- Born: 7 July 1939 Moscow, Soviet Union
- Died: 15 January 2013 (aged 73) Montreal, Quebec, Canada
- Education: Moscow Conservatory
- Years active: 1969-2013
- Employers: Moscow Conservatory; Moscow Chamber Orchestra; Conservatoire de musique du Québec à Montréal; Université de Montréal; I Musici de Montréal Chamber Orchestra;
- Known for: Founder of the I Musici de Montréal Chamber Orchestra
- Spouse: Eleonora Turovsky (née Leonova)
- Children: 1
- Awards: National Order of Quebec, 2010; Order of Canada, Officer, 2012; Prix Opusl [fr], 2012;
- Musical career
- Occupations: Conductor; music educator;
- Instrument: Cello
- Formerly of: Borodin Trio

= Yuli Turovsky =

Canadian conductor

Yuli Turovsky OC CQ (Юлий Туровский; 1939 - 2013) was a Soviet-born Canadian cellist, conductor and music educator, known for founding the I Musici de Montréal Chamber Orchestra.

== Early life and education ==
Turovsky was born on the 7 July 1939 in Moscow in the Soviet Union (present-day, Russia). In 1946, Turovsky began studying the cello at Moscow Central Music School. In 1957, Turovsky enrolled at the Moscow Conservatory where he studied under Galina Kozolupova. Turovsky graduated with a diploma in 1962, and subsequently earned his doctorate in 1969.

== Life in the Soviet Union ==
In 1969 Turovsky obtained first prize at the Soviet-wide cello competition and second prize at the Prague Spring International Music Festival.
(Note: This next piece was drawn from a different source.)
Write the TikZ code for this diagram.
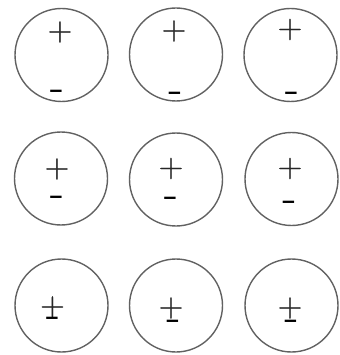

He also became the lead cello for the Moscow Chamber Orchestra which Rudolf Barshai had founded about fifteen years earlier and this association marked the beginning of Turovsky's recording career. In parallel to his work as a performing cellist, Turovsky taught at the Central Music School and the Conservatory and conducted the chamber orchestra of a local school. In 1976 he left Russia with his wife Eleonora (herself a professional violinist), his daughter Natasha and his father and settled in Montreal in 1977.

== Life in Montreal ==

In 1976 Turovsky and fellow Soviet emigrants Rostislav Dubinsky (violin) and Luba Edlina (piano) founded the Borodin Trio.

Turovsky founded the I Musici de Montréal Chamber Orchestra in 1983. The orchestra originally consisted of music students from Montreal, many of whom were or had been students of Turovsky and his wife. Under Turovsky's direction and with Eleonora as first violin, I Musici became one of the best known classical ensembles of Canada, toured extensively in Canada, in the United States and abroad and produced over thirty recordings. Turovsky's health forced him to step down as the artistic director and conductor in 2011.

Turovsky taught at the Conservatoire de musique du Québec à Montréal from 1977 to 1985 and at the Université de Montréal from 1979 until the early 2010s as his health declined. One of his last students, Stéphane Tétreault, is regarded as one of the top young talents in classical music in Canada.

Turovsky was a Knight of the National Order of Quebec (2010) and an Officer of the Order of Canada (2012). He received the 2012 Prix Opusl lifetime achievement award from the Quebec Music Council.

Turovsky died in Montreal on 15 January 2013 from complications due to Parkinson's disease. He was 73. His wife Eleonora died in March 2012.